Richard A. Lindsey, CPA Lindsey & Waldo, LLC – Certified Public Accountants
  • The Capitalization vs. Repair Issue

    Filed under Taxes
    Nov 18

    The IRS has made changes in the capitalization vs. repairs accounting method, which means closer scrutiny.

    Cost will be considered repairs if they are incidental in nature and don’t add to the value of property or prolong the life of the property. Costs that permanently improve the value of the property, restore its value or restore it to adapt it to a new or different use must be capitalized.

    Example:  If an automobile engine is capitalized as an asset, then repairs on this engine would be likely capitalized.  However if the automobile is the asset, then repairs on the engine wouldn’t be capitalized but be classified as repair costs. 

            The IRS has issued a new Audit Technique Guide to assist in the audit of a change of an accounting-method involving capitalization vs. repairs. It will also be helpful in correctly classifying expenses as repair costs or capital improvements.

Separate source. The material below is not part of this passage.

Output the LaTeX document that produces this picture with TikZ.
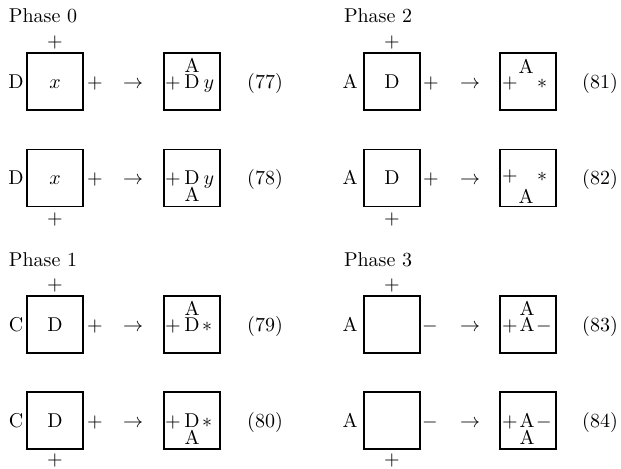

    IRS auditors are instructed to investigate the following for any costs that are reclassified as repairs:

    1. Determine through management reports, engineering assessments and invoices the reason the work was done.
    2. Decide if the costs were a unit of property (UOP) separate for the primary UOP.
    3. Determine the age of the asset, acquisition date and any prior work completed to that asset.
    4. What was the purpose of the repair, why was it done, the dates the repairs began and ended, when will the repairs have to be done again?
    5. Consider long term repairs and determine if the expenditures:
      • Result in new assets
      • Improve the property, making it operate better
      • Add new components
      • Add upgrades or modification, to improve the value of the property
      • Extend the useful life of the property
      • Improve the efficiency, quality, strength or capacity of the property
      • Give the property a new use.

    These factors tend to indicate that the expense must be capitalized and not be deducted as a repair.